→ **What needs to be done**
Repeat, exactly and only, the lines from the beginning of the data through the line with "const toPoints = (xs, ys)". Pictures are left out.
_ _ _ _ _
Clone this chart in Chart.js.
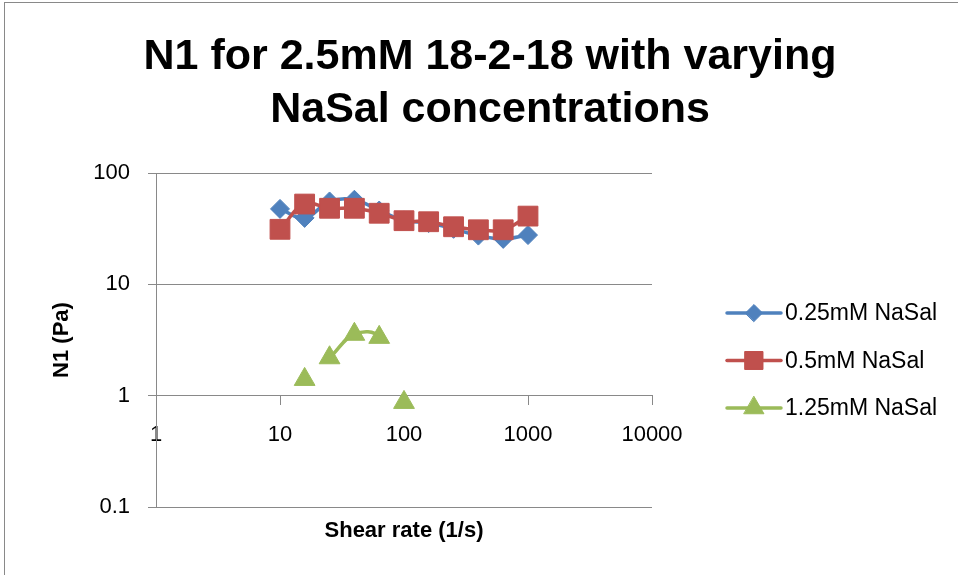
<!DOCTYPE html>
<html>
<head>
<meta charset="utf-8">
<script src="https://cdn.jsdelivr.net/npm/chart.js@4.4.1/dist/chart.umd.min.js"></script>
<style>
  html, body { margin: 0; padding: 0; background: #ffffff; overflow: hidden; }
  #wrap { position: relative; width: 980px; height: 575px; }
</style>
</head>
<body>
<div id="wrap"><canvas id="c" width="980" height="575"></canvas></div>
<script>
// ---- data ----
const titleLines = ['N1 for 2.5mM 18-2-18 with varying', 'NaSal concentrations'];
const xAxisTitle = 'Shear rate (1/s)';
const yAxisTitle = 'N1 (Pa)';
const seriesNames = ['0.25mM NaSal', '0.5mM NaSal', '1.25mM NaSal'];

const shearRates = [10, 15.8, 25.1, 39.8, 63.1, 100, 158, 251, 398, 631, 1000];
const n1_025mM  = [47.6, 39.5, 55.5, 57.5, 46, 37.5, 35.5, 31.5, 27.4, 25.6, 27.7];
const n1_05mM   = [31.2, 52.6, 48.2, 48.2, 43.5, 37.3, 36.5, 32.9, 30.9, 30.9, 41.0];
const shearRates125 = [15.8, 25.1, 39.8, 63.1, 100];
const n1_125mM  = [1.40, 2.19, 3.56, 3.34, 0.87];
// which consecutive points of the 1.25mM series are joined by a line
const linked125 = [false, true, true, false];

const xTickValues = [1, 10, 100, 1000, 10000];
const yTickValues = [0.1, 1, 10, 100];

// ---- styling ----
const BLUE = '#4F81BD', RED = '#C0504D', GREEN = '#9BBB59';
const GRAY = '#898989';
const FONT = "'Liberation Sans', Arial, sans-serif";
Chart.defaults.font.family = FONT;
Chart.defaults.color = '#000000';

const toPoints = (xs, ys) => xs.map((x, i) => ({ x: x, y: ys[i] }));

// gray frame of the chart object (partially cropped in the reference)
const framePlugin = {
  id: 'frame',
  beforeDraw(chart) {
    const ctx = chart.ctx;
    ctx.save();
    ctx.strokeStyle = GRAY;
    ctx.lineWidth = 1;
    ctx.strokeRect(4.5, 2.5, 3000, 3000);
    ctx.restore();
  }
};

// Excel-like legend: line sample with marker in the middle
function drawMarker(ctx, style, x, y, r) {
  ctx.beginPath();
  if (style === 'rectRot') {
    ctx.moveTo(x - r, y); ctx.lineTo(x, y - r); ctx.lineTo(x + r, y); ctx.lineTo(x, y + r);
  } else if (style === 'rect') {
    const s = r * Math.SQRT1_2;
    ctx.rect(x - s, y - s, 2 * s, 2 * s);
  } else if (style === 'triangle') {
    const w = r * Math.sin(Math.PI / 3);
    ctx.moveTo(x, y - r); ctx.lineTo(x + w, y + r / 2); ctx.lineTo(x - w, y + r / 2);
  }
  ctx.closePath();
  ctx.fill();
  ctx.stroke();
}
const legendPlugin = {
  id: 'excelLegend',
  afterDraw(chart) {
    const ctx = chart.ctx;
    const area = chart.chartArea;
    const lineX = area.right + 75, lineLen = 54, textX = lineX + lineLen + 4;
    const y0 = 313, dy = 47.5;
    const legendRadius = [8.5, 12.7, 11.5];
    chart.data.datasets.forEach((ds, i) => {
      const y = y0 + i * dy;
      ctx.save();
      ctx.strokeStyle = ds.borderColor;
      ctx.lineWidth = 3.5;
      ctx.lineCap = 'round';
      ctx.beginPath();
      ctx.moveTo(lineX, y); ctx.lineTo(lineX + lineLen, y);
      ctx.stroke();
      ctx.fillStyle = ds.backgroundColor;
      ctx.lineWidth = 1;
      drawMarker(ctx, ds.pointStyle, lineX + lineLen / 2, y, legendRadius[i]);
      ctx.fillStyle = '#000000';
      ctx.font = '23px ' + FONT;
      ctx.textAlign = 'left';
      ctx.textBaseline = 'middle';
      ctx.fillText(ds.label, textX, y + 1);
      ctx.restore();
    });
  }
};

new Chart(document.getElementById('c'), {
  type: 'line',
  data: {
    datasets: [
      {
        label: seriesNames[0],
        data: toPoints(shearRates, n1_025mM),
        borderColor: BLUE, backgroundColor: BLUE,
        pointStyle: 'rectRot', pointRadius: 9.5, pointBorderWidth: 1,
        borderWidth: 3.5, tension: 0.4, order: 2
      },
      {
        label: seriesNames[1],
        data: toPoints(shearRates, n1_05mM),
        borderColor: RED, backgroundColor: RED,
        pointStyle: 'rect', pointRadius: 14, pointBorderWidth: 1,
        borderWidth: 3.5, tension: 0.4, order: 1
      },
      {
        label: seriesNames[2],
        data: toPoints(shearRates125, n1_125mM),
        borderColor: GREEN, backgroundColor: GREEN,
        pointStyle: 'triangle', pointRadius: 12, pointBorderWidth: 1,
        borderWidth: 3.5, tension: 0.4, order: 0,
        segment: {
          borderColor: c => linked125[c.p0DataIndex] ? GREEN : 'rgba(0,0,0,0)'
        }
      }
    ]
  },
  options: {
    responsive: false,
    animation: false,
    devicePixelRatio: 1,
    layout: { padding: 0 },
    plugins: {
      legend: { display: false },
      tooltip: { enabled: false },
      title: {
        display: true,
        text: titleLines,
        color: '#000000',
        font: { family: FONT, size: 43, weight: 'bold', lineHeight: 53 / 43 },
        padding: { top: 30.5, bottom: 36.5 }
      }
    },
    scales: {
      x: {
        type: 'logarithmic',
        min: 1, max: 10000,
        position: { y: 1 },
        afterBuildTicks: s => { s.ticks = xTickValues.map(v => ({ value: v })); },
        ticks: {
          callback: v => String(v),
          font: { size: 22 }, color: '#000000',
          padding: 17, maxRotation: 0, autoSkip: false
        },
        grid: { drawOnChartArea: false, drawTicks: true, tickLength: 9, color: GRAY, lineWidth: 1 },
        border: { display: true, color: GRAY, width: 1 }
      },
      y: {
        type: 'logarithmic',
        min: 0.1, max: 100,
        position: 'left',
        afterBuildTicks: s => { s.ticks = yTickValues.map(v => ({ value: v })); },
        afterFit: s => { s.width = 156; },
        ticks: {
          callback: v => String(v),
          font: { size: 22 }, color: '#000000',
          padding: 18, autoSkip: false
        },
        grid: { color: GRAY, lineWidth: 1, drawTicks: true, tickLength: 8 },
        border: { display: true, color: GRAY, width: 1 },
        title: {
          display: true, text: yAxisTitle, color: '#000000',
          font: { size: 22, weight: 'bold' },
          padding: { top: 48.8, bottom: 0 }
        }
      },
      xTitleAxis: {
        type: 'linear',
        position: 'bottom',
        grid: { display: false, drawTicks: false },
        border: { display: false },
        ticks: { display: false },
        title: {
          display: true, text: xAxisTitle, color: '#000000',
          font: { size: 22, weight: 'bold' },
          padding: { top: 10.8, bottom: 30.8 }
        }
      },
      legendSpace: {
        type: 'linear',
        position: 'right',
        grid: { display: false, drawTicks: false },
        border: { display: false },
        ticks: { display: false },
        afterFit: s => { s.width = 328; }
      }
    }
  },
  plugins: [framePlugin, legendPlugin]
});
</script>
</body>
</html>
_ _ _ _ _
→ **Written answer**
Clone this chart in Chart.js.
<!DOCTYPE html>
<html>
<head>
<meta charset="utf-8">
<script src="https://cdn.jsdelivr.net/npm/chart.js@4.4.1/dist/chart.umd.min.js"></script>
<style>
  html, body { margin: 0; padding: 0; background: #ffffff; overflow: hidden; }
  #wrap { position: relative; width: 980px; height: 575px; }
</style>
</head>
<body>
<div id="wrap"><canvas id="c" width="980" height="575"></canvas></div>
<script>
// ---- data ----
const titleLines = ['N1 for 2.5mM 18-2-18 with varying', 'NaSal concentrations'];
const xAxisTitle = 'Shear rate (1/s)';
const yAxisTitle = 'N1 (Pa)';
const seriesNames = ['0.25mM NaSal', '0.5mM NaSal', '1.25mM NaSal'];

const shearRates = [10, 15.8, 25.1, 39.8, 63.1, 100, 158, 251, 398, 631, 1000];
const n1_025mM  = [47.6, 39.5, 55.5, 57.5, 46, 37.5, 35.5, 31.5, 27.4, 25.6, 27.7];
const n1_05mM   = [31.2, 52.6, 48.2, 48.2, 43.5, 37.3, 36.5, 32.9, 30.9, 30.9, 41.0];
const shearRates125 = [15.8, 25.1, 39.8, 63.1, 100];
const n1_125mM  = [1.40, 2.19, 3.56, 3.34, 0.87];
// which consecutive points of the 1.25mM series are joined by a line
const linked125 = [false, true, true, false];

const xTickValues = [1, 10, 100, 1000, 10000];
const yTickValues = [0.1, 1, 10, 100];

// ---- styling ----
const BLUE = '#4F81BD', RED = '#C0504D', GREEN = '#9BBB59';
const GRAY = '#898989';
const FONT = "'Liberation Sans', Arial, sans-serif";
Chart.defaults.font.family = FONT;
Chart.defaults.color = '#000000';

const toPoints = (xs, ys) => xs.map((x, i) => ({ x: x, y: ys[i] }));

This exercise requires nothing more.